Skip to content

Monitoring GKE Autopilot Clusters

Use this guide when you want to collect GKE Autopilot metrics with the OpenTelemetry Collector. Because GKE Autopilot automatically manages nodes and restricts certain privileged workloads, the standard KloudMate Agent installation cannot be used.

This guide demonstrates how to use a dedicated OpenTelemetry Collector deployment to pull Autopilot telemetry directly from Google Cloud Monitoring into KloudMate.

  1. A running GKE Autopilot cluster.
  2. A GCP service account with the Monitoring Viewer role.
  3. The following CLIs installed and configured:
    • kubectl
    • gcloud

Step 1: Create a Kubernetes Service Account

Section titled “Step 1: Create a Kubernetes Service Account”

Create a file named service-account.yaml:

apiVersion: v1
kind: ServiceAccount
metadata:
  name: otel-collector
  namespace: default

Apply to your cluster:

kubectl apply -f service-account.yaml

Step 2: Annotate the Service Account with a GCP Service Account

Section titled “Step 2: Annotate the Service Account with a GCP Service Account”

Annotate the Kubernetes service account to link it with your GCP service account. Replace placeholders with your values:

kubectl annotate serviceaccount otel-collector \
  --namespace default \
  iam.gke.io/gcp-service-account=<gcp-service-account>@<project>.iam.gserviceaccount.com \
  --overwrite
gcloud iam service-accounts add-iam-policy-binding \
  <gcp-service-account>@<project>.iam.gserviceaccount.com \
  --member="serviceAccount:<project>.svc.id.goog[default/otel-collector]" \
  --role="roles/iam.workloadIdentityUser" \
  --project=<project>

Step 4: Deploy the OpenTelemetry Collector

Section titled “Step 4: Deploy the OpenTelemetry Collector”

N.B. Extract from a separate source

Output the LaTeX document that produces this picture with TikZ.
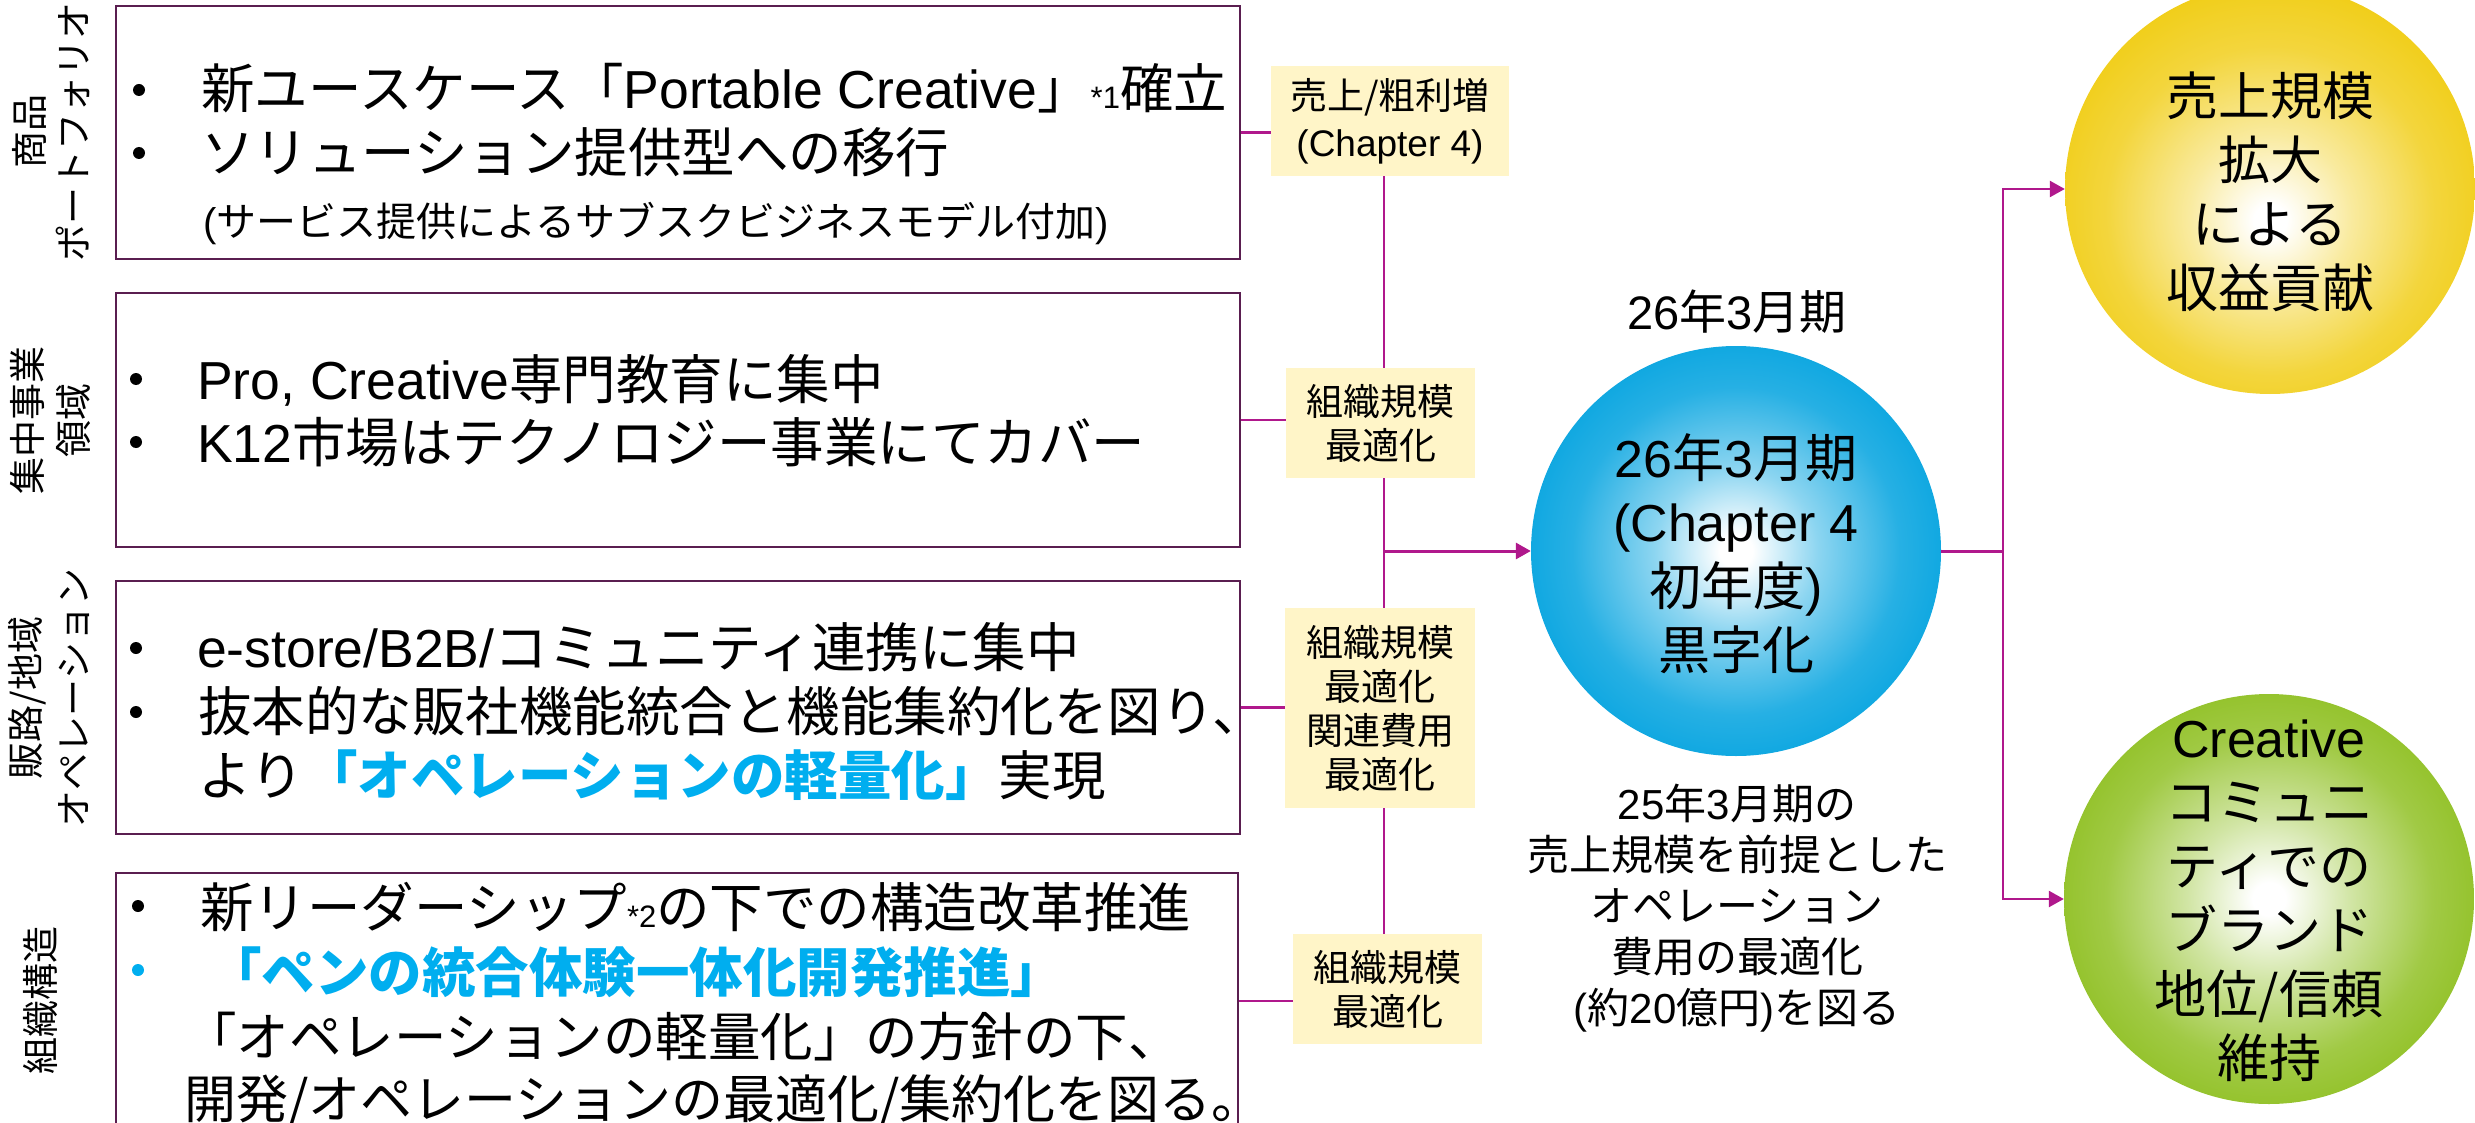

Create a file deployment.yaml and replace placeholders such as <PROJECT_ID>, <API_KEY>, and <CLUSTER_NAME>.

apiVersion: v1
kind: ConfigMap
metadata:
  name: otel-collector
  namespace: default
  labels:
    app: opentelemetry
    component: otel-collector
data:
  config.yaml: |
    receivers:
      googlecloudmonitoring:
        collection_interval: 60s
        project_id: <PROJECT_ID>
        metrics_list:
          - metric_descriptor_filter: 'metric.type = starts_with("kubernetes.io/")'
          - metric_descriptor_filter: 'metric.type = starts_with("container.googleapis.com")'
          - metric_descriptor_filter: 'metric.type = starts_with("gke.io")'
          - metric_descriptor_filter: 'metric.type = starts_with("prometheus.googleapis.com")'
    processors:
      resourcedetection:
        detectors: [env, system]
        timeout: 5s
        override: false
      attributes/metrics:
        actions:
          - key: cluster
            value: "<CLUSTER_NAME>"
            action: insert
      batch:
        send_batch_size: 10000
        timeout: 60s
      memory_limiter:
        check_interval: 1s
        limit_mib: 400
        spike_limit_mib: 100
    exporters:
      debug:
        verbosity: detailed
      otlphttp:
        endpoint: "https://otel.kloudmate.com:4318"
        headers:
          Authorization: <API_KEY>
    service:
      pipelines:
        metrics:
          receivers: [googlecloudmonitoring]
          processors: [memory_limiter, batch, resourcedetection, attributes/metrics]
          exporters: [otlphttp, debug]
---
apiVersion: apps/v1
kind: Deployment
metadata:
  name: otel-collector
  namespace: default
spec:
  selector:
    matchLabels:
      app: otel-collector
  template:
    metadata:
      labels:
        app: otel-collector
    spec:
      serviceAccountName: otel-collector
      containers:
        - name: otel-collector
          image: otel/opentelemetry-collector-contrib:latest
          args: ["--config=/etc/otel-collector-config/config.yaml"]
          env:
            - name: KUBE_NODE_NAME
              valueFrom:
                fieldRef:
                  fieldPath: spec.nodeName
          volumeMounts:
            - name: config-vol
              mountPath: /etc/otel-collector-config
            - name: varlogpods
              mountPath: /var/log/pods
              readOnly: true
            - name: varlogcontainers
              mountPath: /var/log/containers
              readOnly: true
      volumes:
        - name: config-vol
          configMap:
            name: otel-collector
        - name: varlogpods
          hostPath:
            path: /var/log/pods
        - name: varlogcontainers
          hostPath:
            path: /var/log/containers
      securityContext:
        runAsUser: 0

Apply the deployment to your cluster with this CLI command:

kubectl apply -f deployment.yaml

Log in to KloudMate and verify that cluster metrics begin appearing within a few minutes. Then use Explore or dashboards to validate CPU, memory, workload, and cluster-level telemetry.